Civic discourse in the divisive age
Debate and civic discourse is inherently messy. Add into the mix an ignorance of history, rabid politicization and debased political discourse, you can see that it will be very difficult in mending this discursive staple of a functional civilization.
There is still hope that this great divide can be mended, because it has to be. The Hidden Tribes authors at one point state:
"In the era of social media and partisan news outlets, America's differences have become
dangerously tribal, fueled by a culture of outrage and taking offense. For the combatants,
the other side can no longer be tolerated, and no price is too high to defeat them.
These tensions are poisoning personal relationships, consuming our politics and
putting our democracy in peril.
Once a country has become tribalized, debates about contested issues from
immigration and trade to economic management, climate change and national security,
become shaped by larger tribal identities. Policy debate gives way to tribal conflicts.

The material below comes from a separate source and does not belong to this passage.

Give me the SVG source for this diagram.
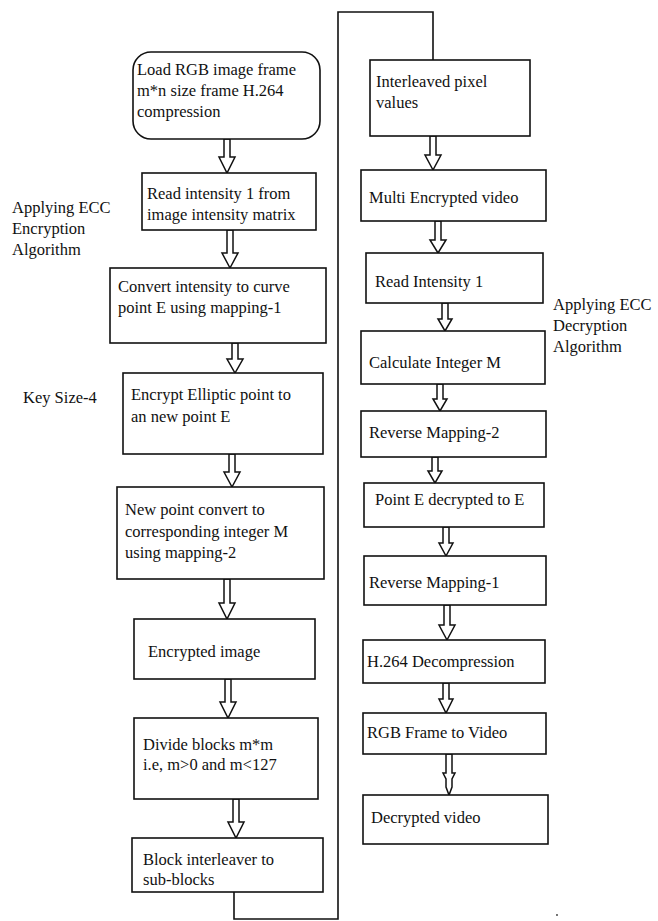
<svg xmlns="http://www.w3.org/2000/svg" width="658" height="921" viewBox="0 0 658 921">
<style>
.box{fill:#fff;stroke:#111;stroke-width:1.6}
.t{font-family:"Liberation Serif","Times New Roman",serif;font-size:16.5px;fill:#111}
.arr{fill:#fff;stroke:#111;stroke-width:1.5;stroke-linejoin:miter}
.ln{fill:none;stroke:#111;stroke-width:1.6}
</style>
<rect width="658" height="921" fill="#fff"/>
<g id="labels">
<text class="t" x="12" y="213">Applying ECC</text>
<text class="t" x="12" y="234">Encryption</text>
<text class="t" x="12" y="255">Algorithm</text>
<text class="t" x="23" y="403">Key Size-4</text>
<text class="t" x="553" y="310">Applying ECC</text>
<text class="t" x="553" y="331">Decryption</text>
<text class="t" x="553" y="352">Algorithm</text>
<circle cx="557" cy="915" r="0.9" fill="#333"/>
</g>
<g id="connectors">
<polyline class="ln" points="234,892 234,919 338,919 338,12 433,12 433,60"/>
<path class="arr" d="M224,139 H230 V157 H235 L227,173 L219,157 H224 Z"/>
<path class="arr" d="M227,230 H233 V253 H238 L230,268 L222,253 H227 Z"/>
<path class="arr" d="M232,343 H238 V359 H243 L235,373 L227,359 H232 Z"/>
<path class="arr" d="M229,454 H235 V472 H240 L232,487 L224,472 H229 Z"/>
<path class="arr" d="M224,579 H230 V603 H235 L227,619 L219,603 H224 Z"/>
<path class="arr" d="M225,679 H231 V702 H236 L228,718 L220,702 H225 Z"/>
<path class="arr" d="M233,799 H239 V822 H244 L236,838 L228,822 H233 Z"/>
<path class="arr" d="M430,136 H436 V155 H441 L433,170 L425,155 H430 Z"/>
<path class="arr" d="M435,221 H441 V240 H446 L438,253 L430,240 H435 Z"/>
<path class="arr" d="M442,303 H448 V319 H452 L445,331 L438,319 H442 Z"/>
<path class="arr" d="M437,384 H443 V399 H447 L440,411 L433,399 H437 Z"/>
<path class="arr" d="M432,457 H438 V471 H442 L435,483 L428,471 H432 Z"/>
<path class="arr" d="M443,527 H449 V543 H453 L446,556 L439,543 H443 Z"/>
<path class="arr" d="M444,605 H450 V625 H455 L447,640 L439,625 H444 Z"/>
<path class="arr" d="M443,683 H449 V699 H453 L446,713 L439,699 H443 Z"/>
<path class="arr" d="M446,754 H452 V773 H455 L452,779 V787 L449,795 L446,787 V779 L443,773 H446 Z"/>
</g>
<g id="n1"><rect class="box" x="133" y="52" width="187" height="87" rx="18"/>
<text class="t" x="137" y="75">Load RGB image frame</text>
<text class="t" x="137" y="96">m*n size frame H.264</text>
<text class="t" x="137" y="117">compression</text></g>
<g id="n2"><rect class="box" x="142" y="173" width="174" height="57"/>
<text class="t" x="147" y="199">Read intensity 1 from</text>
<text class="t" x="147" y="220">image intensity matrix</text></g>
<g id="n3"><rect class="box" x="110" y="268" width="216" height="75"/>
<text class="t" x="118" y="292">Convert intensity to curve</text>
<text class="t" x="118" y="313">point E using mapping-1</text></g>
<g id="n4"><rect class="box" x="123" y="373" width="200" height="81"/>
<text class="t" x="131" y="400">Encrypt Elliptic point to</text>
<text class="t" x="131" y="422">an new point E</text></g>
<g id="n5"><rect class="box" x="117" y="487" width="207" height="92"/>
<text class="t" x="125" y="515">New point convert to</text>
<text class="t" x="125" y="537">corresponding integer M</text>
<text class="t" x="125" y="558">using mapping-2</text></g>
<g id="n6"><rect class="box" x="134" y="619" width="181" height="60"/>
<text class="t" x="148" y="657">Encrypted image</text></g>
<g id="n7"><rect class="box" x="134" y="718" width="184" height="81"/>
<text class="t" x="143" y="750">Divide blocks m*m</text>
<text class="t" x="143" y="770">i.e, m&gt;0 and m&lt;127</text></g>
<g id="n8"><rect class="box" x="132" y="838" width="191" height="54"/>
<text class="t" x="143" y="865">Block interleaver to</text>
<text class="t" x="143" y="885">sub-blocks</text></g>
<g id="n9"><rect class="box" x="370" y="60" width="160" height="76"/>
<text class="t" x="376" y="87">Interleaved pixel</text>
<text class="t" x="376" y="108">values</text></g>
<g id="n10"><rect class="box" x="361" y="170" width="185" height="51"/>
<text class="t" x="369" y="203">Multi Encrypted video</text></g>
<g id="n11"><rect class="box" x="366" y="253" width="177" height="50"/>
<text class="t" x="375" y="287">Read Intensity 1</text></g>
<g id="n12"><rect class="box" x="361" y="331" width="184" height="53"/>
<text class="t" x="369" y="368">Calculate Integer M</text></g>
<g id="n13"><rect class="box" x="361" y="411" width="185" height="46"/>
<text class="t" x="369" y="438">Reverse Mapping-2</text></g>
<g id="n14"><rect class="box" x="364" y="483" width="180" height="44"/>
<text class="t" x="375" y="505">Point E decrypted to E</text></g>
<g id="n15"><rect class="box" x="364" y="556" width="182" height="49"/>
<text class="t" x="369" y="588">Reverse Mapping-1</text></g>
<g id="n16"><rect class="box" x="363" y="640" width="182" height="43"/>
<text class="t" x="367" y="667">H.264 Decompression</text></g>
<g id="n17"><rect class="box" x="363" y="713" width="183" height="41"/>
<text class="t" x="367" y="738">RGB Frame to Video</text></g>
<g id="n18"><rect class="box" x="363" y="795" width="185" height="49"/>
<text class="t" x="371" y="823">Decrypted video</text></g>
</svg>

Polarization and tribalism are self-reinforcing and will likely continue to accelerate.
The work of rebuilding our fragmented society needs to start now. It extends from
re-connecting people across the lines of division in local communities all the way to
building a renewed sense of national identity: a bigger story of us."
We need to start teaching people how to approach subjects from less of an emotional or baseless educational bias or identity, especially in the event that the subject matter could be construed to be controversial or uncomfortable.
This will be the beginning of a new era of understanding, inclusion and the defeat of regressive philosophies that threaten the core of our nation and civilization.